Black bean soup generally based on the Cooks Illustrated New Best Recipe version: dry beans and a diced onion boiled for a few hours with a ham hock and bay leaves and a little beer until beans were soft, the ham hock and bay leaves removed and the meat from the hock shredded and returned to the pot, then a separately-sauteed sofrito (onions, garlic, red bell pepper, oregano, cumin, smoked paprika, chipotle flakes, salt) added to the pot for about 20 minutes. I made this the night before and reheated it the day of the dinner. Cilantro and lime juice added just as it was served.
This was paired with Upright Billy the Mountain, which turned out to be a rather… challenging beer– a very tart and woody barrel-aged old ale, about 9% alcohol but not at all sweet like a barleywine. Whew. Interesting, but I’m not sure I’d do that again.

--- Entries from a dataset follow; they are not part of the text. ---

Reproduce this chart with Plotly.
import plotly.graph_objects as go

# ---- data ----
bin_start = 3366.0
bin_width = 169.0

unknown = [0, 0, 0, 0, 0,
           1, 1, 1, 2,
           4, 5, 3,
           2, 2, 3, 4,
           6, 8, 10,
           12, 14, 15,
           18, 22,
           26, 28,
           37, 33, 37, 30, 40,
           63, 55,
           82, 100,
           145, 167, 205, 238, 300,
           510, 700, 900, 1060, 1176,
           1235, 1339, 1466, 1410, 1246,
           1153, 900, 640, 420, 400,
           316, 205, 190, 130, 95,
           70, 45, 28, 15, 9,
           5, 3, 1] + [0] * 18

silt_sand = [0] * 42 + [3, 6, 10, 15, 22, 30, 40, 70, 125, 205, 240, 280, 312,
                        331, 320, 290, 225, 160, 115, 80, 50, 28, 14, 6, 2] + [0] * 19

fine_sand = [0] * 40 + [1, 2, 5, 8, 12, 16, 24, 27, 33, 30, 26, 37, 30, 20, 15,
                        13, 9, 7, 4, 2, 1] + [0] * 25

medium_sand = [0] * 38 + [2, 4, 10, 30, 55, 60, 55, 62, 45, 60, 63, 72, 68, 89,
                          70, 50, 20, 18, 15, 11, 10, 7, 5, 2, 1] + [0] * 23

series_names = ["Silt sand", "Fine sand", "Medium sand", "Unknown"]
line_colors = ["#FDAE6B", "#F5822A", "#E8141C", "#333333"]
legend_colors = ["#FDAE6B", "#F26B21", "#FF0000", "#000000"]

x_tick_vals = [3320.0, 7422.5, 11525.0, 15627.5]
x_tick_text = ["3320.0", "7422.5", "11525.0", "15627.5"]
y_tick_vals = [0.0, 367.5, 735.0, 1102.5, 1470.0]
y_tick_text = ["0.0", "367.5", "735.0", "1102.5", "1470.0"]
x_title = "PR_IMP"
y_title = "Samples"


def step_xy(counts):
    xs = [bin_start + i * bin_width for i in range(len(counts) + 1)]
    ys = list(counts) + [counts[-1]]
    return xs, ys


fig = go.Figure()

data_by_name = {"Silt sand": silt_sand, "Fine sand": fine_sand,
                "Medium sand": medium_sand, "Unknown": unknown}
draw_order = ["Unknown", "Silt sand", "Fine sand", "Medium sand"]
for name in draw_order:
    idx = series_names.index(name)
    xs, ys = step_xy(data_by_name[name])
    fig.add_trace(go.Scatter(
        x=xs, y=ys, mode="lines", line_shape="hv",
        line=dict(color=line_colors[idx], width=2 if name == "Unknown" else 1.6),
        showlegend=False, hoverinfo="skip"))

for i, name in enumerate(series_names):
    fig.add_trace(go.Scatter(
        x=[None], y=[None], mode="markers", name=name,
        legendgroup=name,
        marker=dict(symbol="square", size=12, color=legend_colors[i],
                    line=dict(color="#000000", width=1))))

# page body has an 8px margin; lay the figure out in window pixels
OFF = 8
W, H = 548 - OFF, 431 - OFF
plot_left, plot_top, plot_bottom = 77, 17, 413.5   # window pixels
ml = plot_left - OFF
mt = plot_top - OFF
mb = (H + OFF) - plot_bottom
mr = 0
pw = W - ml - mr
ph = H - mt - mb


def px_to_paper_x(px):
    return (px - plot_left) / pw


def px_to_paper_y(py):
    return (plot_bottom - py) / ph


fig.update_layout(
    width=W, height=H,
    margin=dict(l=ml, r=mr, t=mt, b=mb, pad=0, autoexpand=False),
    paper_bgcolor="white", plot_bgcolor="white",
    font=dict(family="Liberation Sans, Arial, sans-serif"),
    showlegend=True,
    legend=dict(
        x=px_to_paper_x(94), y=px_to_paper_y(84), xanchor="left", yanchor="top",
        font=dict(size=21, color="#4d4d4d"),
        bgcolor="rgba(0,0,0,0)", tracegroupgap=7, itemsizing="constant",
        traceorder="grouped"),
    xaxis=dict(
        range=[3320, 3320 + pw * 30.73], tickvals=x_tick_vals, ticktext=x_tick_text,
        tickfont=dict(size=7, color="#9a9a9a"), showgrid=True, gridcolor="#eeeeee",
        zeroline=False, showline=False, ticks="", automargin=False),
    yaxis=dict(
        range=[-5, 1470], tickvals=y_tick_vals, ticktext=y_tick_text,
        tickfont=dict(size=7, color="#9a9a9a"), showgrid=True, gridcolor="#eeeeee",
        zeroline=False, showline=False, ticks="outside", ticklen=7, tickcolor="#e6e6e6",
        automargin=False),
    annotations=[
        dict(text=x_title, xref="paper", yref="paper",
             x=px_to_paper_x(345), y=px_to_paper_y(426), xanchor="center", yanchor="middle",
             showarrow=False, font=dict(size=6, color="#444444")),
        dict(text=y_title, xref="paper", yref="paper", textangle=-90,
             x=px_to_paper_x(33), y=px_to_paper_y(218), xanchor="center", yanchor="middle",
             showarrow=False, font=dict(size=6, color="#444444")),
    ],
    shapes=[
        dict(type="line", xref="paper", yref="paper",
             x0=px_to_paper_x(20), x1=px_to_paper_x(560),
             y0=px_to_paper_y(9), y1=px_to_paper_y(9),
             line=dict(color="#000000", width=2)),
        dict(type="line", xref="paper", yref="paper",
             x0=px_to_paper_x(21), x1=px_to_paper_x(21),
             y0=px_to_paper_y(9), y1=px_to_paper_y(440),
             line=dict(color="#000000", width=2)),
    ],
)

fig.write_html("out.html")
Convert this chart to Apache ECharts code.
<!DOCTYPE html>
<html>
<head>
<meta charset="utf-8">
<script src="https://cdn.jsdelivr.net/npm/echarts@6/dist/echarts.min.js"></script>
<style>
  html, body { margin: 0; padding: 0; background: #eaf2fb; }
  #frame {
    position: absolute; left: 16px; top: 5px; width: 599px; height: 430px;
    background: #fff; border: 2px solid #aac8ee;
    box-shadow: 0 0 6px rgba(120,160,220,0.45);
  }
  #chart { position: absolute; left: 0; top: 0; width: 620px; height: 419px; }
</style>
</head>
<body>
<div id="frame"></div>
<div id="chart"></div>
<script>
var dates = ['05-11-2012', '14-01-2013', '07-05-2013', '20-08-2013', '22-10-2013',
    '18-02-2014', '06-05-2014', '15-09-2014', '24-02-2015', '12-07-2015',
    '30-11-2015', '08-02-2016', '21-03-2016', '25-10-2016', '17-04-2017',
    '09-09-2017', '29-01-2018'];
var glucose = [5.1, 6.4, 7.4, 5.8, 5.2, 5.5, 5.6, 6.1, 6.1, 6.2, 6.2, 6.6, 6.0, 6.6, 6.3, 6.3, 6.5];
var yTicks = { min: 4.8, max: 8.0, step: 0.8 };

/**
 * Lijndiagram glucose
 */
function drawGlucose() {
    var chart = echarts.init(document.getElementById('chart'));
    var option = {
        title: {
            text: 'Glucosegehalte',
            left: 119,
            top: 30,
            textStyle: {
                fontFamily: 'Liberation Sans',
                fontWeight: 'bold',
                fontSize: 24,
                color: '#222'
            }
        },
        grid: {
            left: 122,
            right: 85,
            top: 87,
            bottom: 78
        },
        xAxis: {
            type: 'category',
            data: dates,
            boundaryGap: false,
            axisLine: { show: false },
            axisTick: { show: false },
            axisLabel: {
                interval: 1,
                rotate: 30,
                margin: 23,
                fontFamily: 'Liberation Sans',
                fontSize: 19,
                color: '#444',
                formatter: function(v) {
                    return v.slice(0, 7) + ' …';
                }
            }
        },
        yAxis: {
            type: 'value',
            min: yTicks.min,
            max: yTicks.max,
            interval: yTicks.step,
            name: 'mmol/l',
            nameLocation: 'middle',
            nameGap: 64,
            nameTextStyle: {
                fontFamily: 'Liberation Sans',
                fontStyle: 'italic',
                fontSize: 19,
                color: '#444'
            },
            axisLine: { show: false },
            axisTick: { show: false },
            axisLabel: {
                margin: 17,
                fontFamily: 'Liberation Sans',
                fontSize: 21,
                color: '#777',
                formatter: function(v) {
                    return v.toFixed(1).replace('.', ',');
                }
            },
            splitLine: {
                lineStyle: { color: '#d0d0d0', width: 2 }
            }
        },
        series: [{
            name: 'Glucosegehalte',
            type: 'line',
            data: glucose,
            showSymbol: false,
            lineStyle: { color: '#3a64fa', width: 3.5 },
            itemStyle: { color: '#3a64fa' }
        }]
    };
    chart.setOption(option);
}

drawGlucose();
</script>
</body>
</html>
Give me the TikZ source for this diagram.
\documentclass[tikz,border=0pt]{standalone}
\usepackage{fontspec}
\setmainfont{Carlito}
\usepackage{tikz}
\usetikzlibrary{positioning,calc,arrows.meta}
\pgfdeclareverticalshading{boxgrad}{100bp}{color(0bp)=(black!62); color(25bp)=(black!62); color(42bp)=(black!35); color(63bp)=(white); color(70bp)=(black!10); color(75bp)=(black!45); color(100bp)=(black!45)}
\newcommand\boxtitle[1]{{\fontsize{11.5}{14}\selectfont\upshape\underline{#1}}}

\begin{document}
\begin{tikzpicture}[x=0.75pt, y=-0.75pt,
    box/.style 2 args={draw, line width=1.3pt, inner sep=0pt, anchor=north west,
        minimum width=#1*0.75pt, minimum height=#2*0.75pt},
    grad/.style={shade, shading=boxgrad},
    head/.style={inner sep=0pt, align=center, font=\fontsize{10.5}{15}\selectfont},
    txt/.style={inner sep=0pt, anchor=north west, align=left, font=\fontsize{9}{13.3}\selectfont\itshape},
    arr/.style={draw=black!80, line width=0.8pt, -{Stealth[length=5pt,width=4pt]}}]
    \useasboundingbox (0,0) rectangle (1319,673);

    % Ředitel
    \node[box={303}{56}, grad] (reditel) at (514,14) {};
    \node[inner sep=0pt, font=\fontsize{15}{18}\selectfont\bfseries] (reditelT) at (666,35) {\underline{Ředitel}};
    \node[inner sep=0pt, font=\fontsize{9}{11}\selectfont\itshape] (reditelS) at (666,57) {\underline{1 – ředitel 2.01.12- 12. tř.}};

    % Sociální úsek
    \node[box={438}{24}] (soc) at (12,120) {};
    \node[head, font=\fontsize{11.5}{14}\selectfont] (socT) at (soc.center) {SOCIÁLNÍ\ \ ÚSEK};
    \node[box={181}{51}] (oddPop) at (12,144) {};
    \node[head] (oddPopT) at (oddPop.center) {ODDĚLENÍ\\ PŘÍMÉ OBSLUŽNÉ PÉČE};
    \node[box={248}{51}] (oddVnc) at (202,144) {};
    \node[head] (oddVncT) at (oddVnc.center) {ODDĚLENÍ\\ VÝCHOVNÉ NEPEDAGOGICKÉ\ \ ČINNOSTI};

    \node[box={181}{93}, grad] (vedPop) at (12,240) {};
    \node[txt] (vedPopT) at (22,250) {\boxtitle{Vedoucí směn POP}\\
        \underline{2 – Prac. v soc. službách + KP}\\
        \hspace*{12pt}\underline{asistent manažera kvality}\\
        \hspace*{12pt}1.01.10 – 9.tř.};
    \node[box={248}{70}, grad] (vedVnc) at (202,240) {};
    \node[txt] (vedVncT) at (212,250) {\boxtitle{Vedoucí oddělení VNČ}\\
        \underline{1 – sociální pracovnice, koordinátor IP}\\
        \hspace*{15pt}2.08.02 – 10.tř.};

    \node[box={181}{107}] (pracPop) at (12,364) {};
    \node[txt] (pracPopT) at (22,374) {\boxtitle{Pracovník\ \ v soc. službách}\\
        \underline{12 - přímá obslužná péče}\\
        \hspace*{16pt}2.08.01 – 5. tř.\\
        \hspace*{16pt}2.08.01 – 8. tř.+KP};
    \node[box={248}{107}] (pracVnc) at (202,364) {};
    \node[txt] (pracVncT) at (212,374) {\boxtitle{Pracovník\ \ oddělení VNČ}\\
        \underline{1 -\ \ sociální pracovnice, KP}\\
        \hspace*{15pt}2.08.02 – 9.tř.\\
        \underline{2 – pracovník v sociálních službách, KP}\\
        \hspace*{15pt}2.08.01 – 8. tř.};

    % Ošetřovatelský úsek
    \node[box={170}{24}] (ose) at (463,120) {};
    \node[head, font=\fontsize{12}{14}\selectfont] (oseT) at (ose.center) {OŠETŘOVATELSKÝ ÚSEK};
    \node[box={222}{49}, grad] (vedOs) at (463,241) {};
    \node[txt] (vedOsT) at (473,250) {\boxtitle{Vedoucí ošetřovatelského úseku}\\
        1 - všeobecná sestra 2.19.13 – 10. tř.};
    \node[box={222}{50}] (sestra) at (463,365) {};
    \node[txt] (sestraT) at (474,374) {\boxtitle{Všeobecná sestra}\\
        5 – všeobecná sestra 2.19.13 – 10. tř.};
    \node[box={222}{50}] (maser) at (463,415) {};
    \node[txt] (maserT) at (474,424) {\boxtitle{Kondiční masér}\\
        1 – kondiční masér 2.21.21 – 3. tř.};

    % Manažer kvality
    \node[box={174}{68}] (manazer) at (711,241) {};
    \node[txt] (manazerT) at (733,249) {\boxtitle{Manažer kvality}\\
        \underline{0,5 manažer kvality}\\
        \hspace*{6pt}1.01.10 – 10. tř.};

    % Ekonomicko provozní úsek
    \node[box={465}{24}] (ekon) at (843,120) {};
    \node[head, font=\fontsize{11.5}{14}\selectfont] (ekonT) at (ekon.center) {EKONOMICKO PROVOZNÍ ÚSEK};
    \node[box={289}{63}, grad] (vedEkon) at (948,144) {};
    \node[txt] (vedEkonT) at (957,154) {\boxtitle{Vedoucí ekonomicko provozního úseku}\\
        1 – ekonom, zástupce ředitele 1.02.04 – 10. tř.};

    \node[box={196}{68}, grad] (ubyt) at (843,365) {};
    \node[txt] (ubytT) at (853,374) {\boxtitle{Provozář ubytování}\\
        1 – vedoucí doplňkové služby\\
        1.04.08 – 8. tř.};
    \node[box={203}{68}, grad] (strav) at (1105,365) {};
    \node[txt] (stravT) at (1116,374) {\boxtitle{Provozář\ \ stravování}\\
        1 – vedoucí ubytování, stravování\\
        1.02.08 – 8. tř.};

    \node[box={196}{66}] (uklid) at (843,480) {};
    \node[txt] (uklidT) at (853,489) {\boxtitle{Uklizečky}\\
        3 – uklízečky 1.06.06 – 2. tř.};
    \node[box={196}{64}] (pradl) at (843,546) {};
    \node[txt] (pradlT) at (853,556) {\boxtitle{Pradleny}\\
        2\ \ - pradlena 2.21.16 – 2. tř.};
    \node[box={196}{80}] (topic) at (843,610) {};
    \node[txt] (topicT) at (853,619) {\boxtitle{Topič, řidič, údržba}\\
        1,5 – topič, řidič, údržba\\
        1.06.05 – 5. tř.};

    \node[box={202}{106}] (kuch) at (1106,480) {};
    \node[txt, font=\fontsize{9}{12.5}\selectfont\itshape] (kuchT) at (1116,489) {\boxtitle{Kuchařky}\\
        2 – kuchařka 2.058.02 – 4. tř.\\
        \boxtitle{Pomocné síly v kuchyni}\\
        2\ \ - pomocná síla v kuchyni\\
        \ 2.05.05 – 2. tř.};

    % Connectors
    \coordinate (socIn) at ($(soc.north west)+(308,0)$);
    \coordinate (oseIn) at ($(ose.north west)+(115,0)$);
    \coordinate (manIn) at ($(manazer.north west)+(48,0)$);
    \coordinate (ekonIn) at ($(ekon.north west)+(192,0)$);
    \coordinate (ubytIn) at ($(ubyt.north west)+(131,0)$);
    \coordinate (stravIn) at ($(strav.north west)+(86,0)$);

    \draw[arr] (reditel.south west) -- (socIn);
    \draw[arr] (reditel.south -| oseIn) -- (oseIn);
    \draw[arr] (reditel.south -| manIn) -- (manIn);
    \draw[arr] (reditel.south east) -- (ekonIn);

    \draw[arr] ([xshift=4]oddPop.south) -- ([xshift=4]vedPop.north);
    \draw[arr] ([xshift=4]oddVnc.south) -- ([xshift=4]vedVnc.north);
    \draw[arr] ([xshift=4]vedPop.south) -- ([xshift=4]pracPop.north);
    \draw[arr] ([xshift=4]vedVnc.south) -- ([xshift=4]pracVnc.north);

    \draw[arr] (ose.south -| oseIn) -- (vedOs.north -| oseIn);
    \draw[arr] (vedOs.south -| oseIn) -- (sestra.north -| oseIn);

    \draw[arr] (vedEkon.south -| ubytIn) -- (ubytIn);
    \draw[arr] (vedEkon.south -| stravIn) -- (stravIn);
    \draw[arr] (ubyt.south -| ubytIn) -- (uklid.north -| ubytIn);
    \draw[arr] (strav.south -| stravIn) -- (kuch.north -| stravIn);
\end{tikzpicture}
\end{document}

Pre-dessert: my second attempt at fresh ricotta (simple: 1 qt whole milk + 1 tsp salt, brought to a light boil, then 1.5 Tbsp white vinegar added, simmered a few minutes until the curds separated, strained for an hour in cheesecloth): bright, fresh, and sweet, with a nice texture. Served with Pannepot 2010, a delicious slightly sweet / musky / lightly spiced ale I’d had in Belgium but had never seen in the US until I came across it at City Beer Store (apparently they get it very occasionally). A good combination.
Official dessert– honey lavender ice cream from Bi-Rite, paired with Russian River Supplication (a sour ale fermented with brit and lots of cherries). The Supplication was actually not as acidic or difficult as the Billy the Mountain, and while strong, worked well with the ice cream (especially, a bit of ice cream after each sip of beer).
Then as our post-dinner digestif/nightcap/whatever: some Mikkeller Beer Geek Breakfast (an oatmeal stout brewed with coffee).
Success! Time to go lay down and do the final clean-up tomorrow.